▶ _Exercise goal_:
Reproduce all the entries exactly.

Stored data
Begin

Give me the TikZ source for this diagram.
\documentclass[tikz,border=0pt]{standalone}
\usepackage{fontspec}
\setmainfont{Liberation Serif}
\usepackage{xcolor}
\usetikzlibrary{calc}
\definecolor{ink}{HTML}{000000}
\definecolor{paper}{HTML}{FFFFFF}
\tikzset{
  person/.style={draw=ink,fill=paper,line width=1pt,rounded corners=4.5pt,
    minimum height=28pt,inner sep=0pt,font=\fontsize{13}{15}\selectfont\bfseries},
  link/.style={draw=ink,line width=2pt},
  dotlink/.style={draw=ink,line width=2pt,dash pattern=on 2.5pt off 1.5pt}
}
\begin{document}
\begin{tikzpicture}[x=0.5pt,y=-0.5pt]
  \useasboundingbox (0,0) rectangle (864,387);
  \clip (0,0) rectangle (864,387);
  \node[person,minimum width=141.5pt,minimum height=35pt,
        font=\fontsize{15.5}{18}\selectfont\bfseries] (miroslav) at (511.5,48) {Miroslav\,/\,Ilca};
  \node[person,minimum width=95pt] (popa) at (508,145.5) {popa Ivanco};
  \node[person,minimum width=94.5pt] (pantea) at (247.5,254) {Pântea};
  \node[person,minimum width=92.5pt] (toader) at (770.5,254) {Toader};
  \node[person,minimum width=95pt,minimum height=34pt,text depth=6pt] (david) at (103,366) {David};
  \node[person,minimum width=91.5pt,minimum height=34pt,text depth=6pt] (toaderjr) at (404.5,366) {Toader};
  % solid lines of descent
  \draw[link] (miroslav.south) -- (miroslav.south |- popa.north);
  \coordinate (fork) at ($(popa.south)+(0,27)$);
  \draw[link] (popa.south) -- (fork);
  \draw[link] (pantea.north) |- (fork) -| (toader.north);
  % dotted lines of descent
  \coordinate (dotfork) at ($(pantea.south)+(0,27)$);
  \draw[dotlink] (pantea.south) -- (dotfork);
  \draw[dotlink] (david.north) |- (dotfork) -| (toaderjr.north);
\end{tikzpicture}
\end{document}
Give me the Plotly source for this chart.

End

▶ _Problem solution_:
Give me the TikZ source for this diagram.
\documentclass[tikz,border=0pt]{standalone}
\usepackage{fontspec}
\setmainfont{Liberation Serif}
\usepackage{xcolor}
\usetikzlibrary{calc}
\definecolor{ink}{HTML}{000000}
\definecolor{paper}{HTML}{FFFFFF}
\tikzset{
  person/.style={draw=ink,fill=paper,line width=1pt,rounded corners=4.5pt,
    minimum height=28pt,inner sep=0pt,font=\fontsize{13}{15}\selectfont\bfseries},
  link/.style={draw=ink,line width=2pt},
  dotlink/.style={draw=ink,line width=2pt,dash pattern=on 2.5pt off 1.5pt}
}
\begin{document}
\begin{tikzpicture}[x=0.5pt,y=-0.5pt]
  \useasboundingbox (0,0) rectangle (864,387);
  \clip (0,0) rectangle (864,387);
  \node[person,minimum width=141.5pt,minimum height=35pt,
        font=\fontsize{15.5}{18}\selectfont\bfseries] (miroslav) at (511.5,48) {Miroslav\,/\,Ilca};
  \node[person,minimum width=95pt] (popa) at (508,145.5) {popa Ivanco};
  \node[person,minimum width=94.5pt] (pantea) at (247.5,254) {Pântea};
  \node[person,minimum width=92.5pt] (toader) at (770.5,254) {Toader};
  \node[person,minimum width=95pt,minimum height=34pt,text depth=6pt] (david) at (103,366) {David};
  \node[person,minimum width=91.5pt,minimum height=34pt,text depth=6pt] (toaderjr) at (404.5,366) {Toader};
  % solid lines of descent
  \draw[link] (miroslav.south) -- (miroslav.south |- popa.north);
  \coordinate (fork) at ($(popa.south)+(0,27)$);
  \draw[link] (popa.south) -- (fork);
  \draw[link] (pantea.north) |- (fork) -| (toader.north);
  % dotted lines of descent
  \coordinate (dotfork) at ($(pantea.south)+(0,27)$);
  \draw[dotlink] (pantea.south) -- (dotfork);
  \draw[dotlink] (david.north) |- (dotfork) -| (toaderjr.north);
\end{tikzpicture}
\end{document}
Give me the Plotly source for this chart.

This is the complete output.